■ TASK STATEMENT ■
Copy all the entries below exactly, but not the pictures.

Items from a data source
● ● ● ● ●
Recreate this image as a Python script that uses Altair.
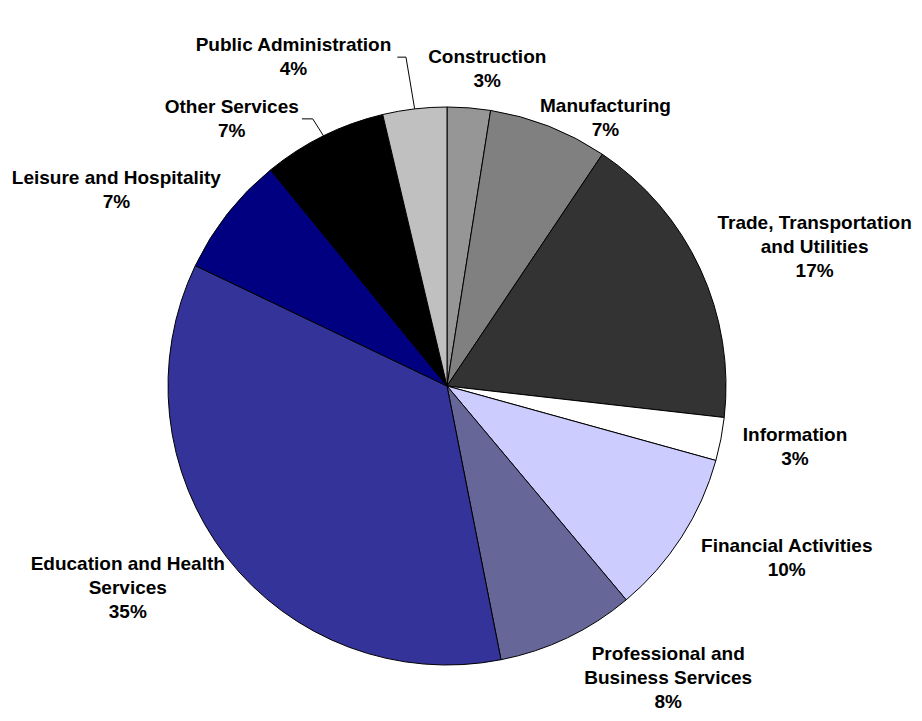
import json
import altair as alt
import pandas as pd

# sectors clockwise from 12 o'clock, share of employment (%)
sectors = ["Construction", "Manufacturing", "Trade, Transportation\nand Utilities",
           "Information", "Financial Activities", "Professional and\nBusiness Services",
           "Education and Health\nServices", "Leisure and Hospitality",
           "Other Services", "Public Administration"]
shares = [2.5, 6.9, 17.4, 2.5, 9.6, 8.0, 35.2, 7.0, 7.2, 3.7]
pct_labels = ["3%", "7%", "17%", "3%", "10%", "8%", "35%", "7%", "7%", "4%"]
colors = ["#969696", "#808080", "#333333", "#FFFFFF", "#CCCCFF",
          "#666699", "#333399", "#000080", "#000000", "#C0C0C0"]

#build the table the chart needs
df = pd.DataFrame({"sector": sectors, "share": shares, "pct": pct_labels})
df["order"] = range(len(df))
df["label"] = df["sector"] + "\n" + df["pct"]
df["nchar"] = [max(len(s) for s in t.split("\n")) for t in df["label"]]
df["nlines"] = [len(t.split("\n")) for t in df["label"]]

R = 279
CX = 439
CY = 378
LH = 24
FONT = "Liberation Sans"

#labels that were dragged off their default spot in the original (pixels)
nudge = {
    "Construction": (12, 0),
    "Manufacturing": (25, 28),
    "Trade, Transportation\nand Utilities": (-4, 0),
    "Professional and\nBusiness Services": (54, -6),
    "Other Services": (-51, 18),
    "Public Administration": (-106, -13),
}
leaders = ["Other Services", "Public Administration"]

def nudge_expr(k):
    s = "0"
    for name, v in nudge.items():
        s = f"datum.sector == {json.dumps(name)} ? {v[k]} : ({s})"
    return s

pie = alt.Chart(df).mark_arc(radius=R, stroke="black", strokeWidth=1).encode(
    theta=alt.Theta("share:Q", stack=True),
    order=alt.Order("order:Q"),
    x=alt.value(CX),
    y=alt.value(CY),
    color=alt.Color("sector:N", scale=alt.Scale(domain=sectors, range=colors), legend=None),
)

#mid angle of each slice; label box sits just outside the rim on that ray
lab = alt.Chart(df).transform_joinaggregate(
    total="sum(share)"
).transform_window(
    cum="sum(share)", sort=[alt.SortField("order")], frame=[None, 0]
).transform_calculate(
    mid="(datum.cum - datum.share / 2) / datum.total * 2 * PI",
).transform_calculate(
    ax=f"{CX} + {R} * sin(datum.mid)",
    ay=f"{CY} - {R} * cos(datum.mid)",
    tx=f"{CX} + {R + 15} * sin(datum.mid) + 5.5 * datum.nchar * sin(datum.mid) + ({nudge_expr(0)})",
    ty=f"{CY} - {R + 15} * cos(datum.mid) - {LH / 2} * datum.nlines * cos(datum.mid) + ({nudge_expr(1)})",
).transform_calculate(
    #first line sits at y, the rest hang below it
    ty0=f"datum.ty - (datum.nlines - 1) * {LH / 2}",
    lx="datum.tx + 4.8 * datum.nchar + 3",
).transform_calculate(
    ex="datum.lx + 0.5 * (datum.ax - datum.lx)",
)

txt = lab.mark_text(
    font=FONT, fontSize=19, fontWeight="bold", lineBreak="\n", lineHeight=LH,
    align="center", baseline="middle", color="black",
).encode(
    x=alt.X("tx:Q", scale=None),
    y=alt.Y("ty0:Q", scale=None),
    text="label:N",
)

#leader lines for the dragged labels
lead = lab.transform_filter(alt.FieldOneOfPredicate(field="sector", oneOf=leaders))
lead_a = lead.mark_rule(color="black", strokeWidth=1).encode(
    x=alt.X("ax:Q", scale=None), y=alt.Y("ay:Q", scale=None), x2="ex:Q", y2="ty:Q"
)
lead_b = lead.mark_rule(color="black", strokeWidth=1).encode(
    x=alt.X("ex:Q", scale=None), y=alt.Y("ty:Q", scale=None), x2="lx:Q", y2="ty:Q"
)

chart = alt.layer(pie, lead_a, lead_b, txt).properties(
    width=906, height=705, autosize="none", padding=0
).configure_view(stroke=None)

chart.save("out.html", embed_options={"renderer": "svg", "actions": False})
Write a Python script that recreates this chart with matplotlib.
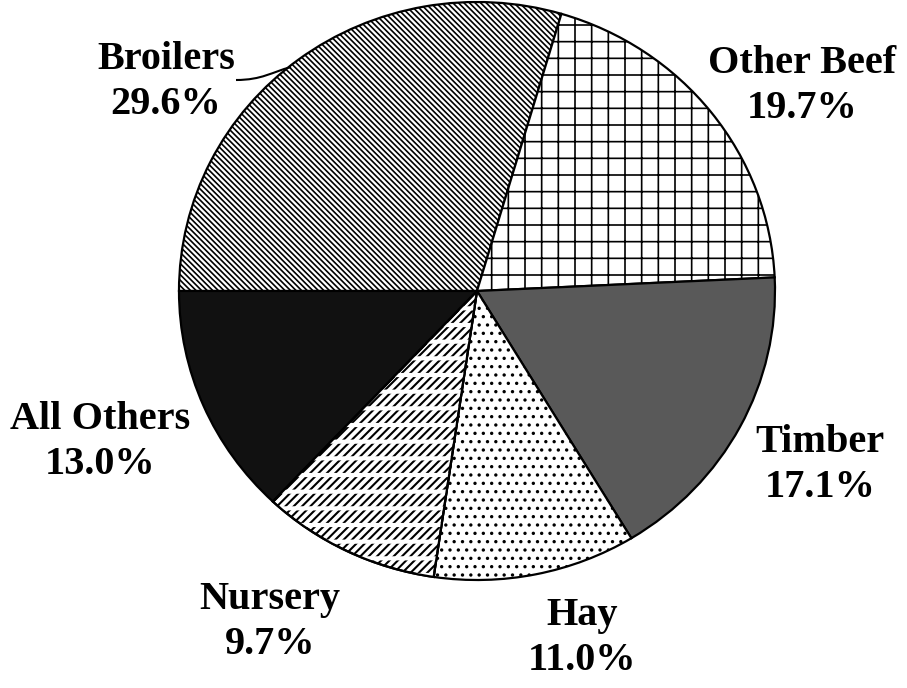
● ● ● ● ●
■ FINISHED ANSWER ■
Recreate this image as a Python script that uses Altair.
import json
import altair as alt
import pandas as pd

# sectors clockwise from 12 o'clock, share of employment (%)
sectors = ["Construction", "Manufacturing", "Trade, Transportation\nand Utilities",
           "Information", "Financial Activities", "Professional and\nBusiness Services",
           "Education and Health\nServices", "Leisure and Hospitality",
           "Other Services", "Public Administration"]
shares = [2.5, 6.9, 17.4, 2.5, 9.6, 8.0, 35.2, 7.0, 7.2, 3.7]
pct_labels = ["3%", "7%", "17%", "3%", "10%", "8%", "35%", "7%", "7%", "4%"]
colors = ["#969696", "#808080", "#333333", "#FFFFFF", "#CCCCFF",
          "#666699", "#333399", "#000080", "#000000", "#C0C0C0"]

#build the table the chart needs
df = pd.DataFrame({"sector": sectors, "share": shares, "pct": pct_labels})
df["order"] = range(len(df))
df["label"] = df["sector"] + "\n" + df["pct"]
df["nchar"] = [max(len(s) for s in t.split("\n")) for t in df["label"]]
df["nlines"] = [len(t.split("\n")) for t in df["label"]]

R = 279
CX = 439
CY = 378
LH = 24
FONT = "Liberation Sans"

#labels that were dragged off their default spot in the original (pixels)
nudge = {
    "Construction": (12, 0),
    "Manufacturing": (25, 28),
    "Trade, Transportation\nand Utilities": (-4, 0),
    "Professional and\nBusiness Services": (54, -6),
    "Other Services": (-51, 18),
    "Public Administration": (-106, -13),
}
leaders = ["Other Services", "Public Administration"]

def nudge_expr(k):
    s = "0"
    for name, v in nudge.items():
        s = f"datum.sector == {json.dumps(name)} ? {v[k]} : ({s})"
    return s

pie = alt.Chart(df).mark_arc(radius=R, stroke="black", strokeWidth=1).encode(
    theta=alt.Theta("share:Q", stack=True),
    order=alt.Order("order:Q"),
    x=alt.value(CX),
    y=alt.value(CY),
    color=alt.Color("sector:N", scale=alt.Scale(domain=sectors, range=colors), legend=None),
)

#mid angle of each slice; label box sits just outside the rim on that ray
lab = alt.Chart(df).transform_joinaggregate(
    total="sum(share)"
).transform_window(
    cum="sum(share)", sort=[alt.SortField("order")], frame=[None, 0]
).transform_calculate(
    mid="(datum.cum - datum.share / 2) / datum.total * 2 * PI",
).transform_calculate(
    ax=f"{CX} + {R} * sin(datum.mid)",
    ay=f"{CY} - {R} * cos(datum.mid)",
    tx=f"{CX} + {R + 15} * sin(datum.mid) + 5.5 * datum.nchar * sin(datum.mid) + ({nudge_expr(0)})",
    ty=f"{CY} - {R + 15} * cos(datum.mid) - {LH / 2} * datum.nlines * cos(datum.mid) + ({nudge_expr(1)})",
).transform_calculate(
    #first line sits at y, the rest hang below it
    ty0=f"datum.ty - (datum.nlines - 1) * {LH / 2}",
    lx="datum.tx + 4.8 * datum.nchar + 3",
).transform_calculate(
    ex="datum.lx + 0.5 * (datum.ax - datum.lx)",
)

txt = lab.mark_text(
    font=FONT, fontSize=19, fontWeight="bold", lineBreak="\n", lineHeight=LH,
    align="center", baseline="middle", color="black",
).encode(
    x=alt.X("tx:Q", scale=None),
    y=alt.Y("ty0:Q", scale=None),
    text="label:N",
)

#leader lines for the dragged labels
lead = lab.transform_filter(alt.FieldOneOfPredicate(field="sector", oneOf=leaders))
lead_a = lead.mark_rule(color="black", strokeWidth=1).encode(
    x=alt.X("ax:Q", scale=None), y=alt.Y("ay:Q", scale=None), x2="ex:Q", y2="ty:Q"
)
lead_b = lead.mark_rule(color="black", strokeWidth=1).encode(
    x=alt.X("ex:Q", scale=None), y=alt.Y("ty:Q", scale=None), x2="lx:Q", y2="ty:Q"
)

chart = alt.layer(pie, lead_a, lead_b, txt).properties(
    width=906, height=705, autosize="none", padding=0
).configure_view(stroke=None)

chart.save("out.html", embed_options={"renderer": "svg", "actions": False})
Write a Python script that recreates this chart with matplotlib.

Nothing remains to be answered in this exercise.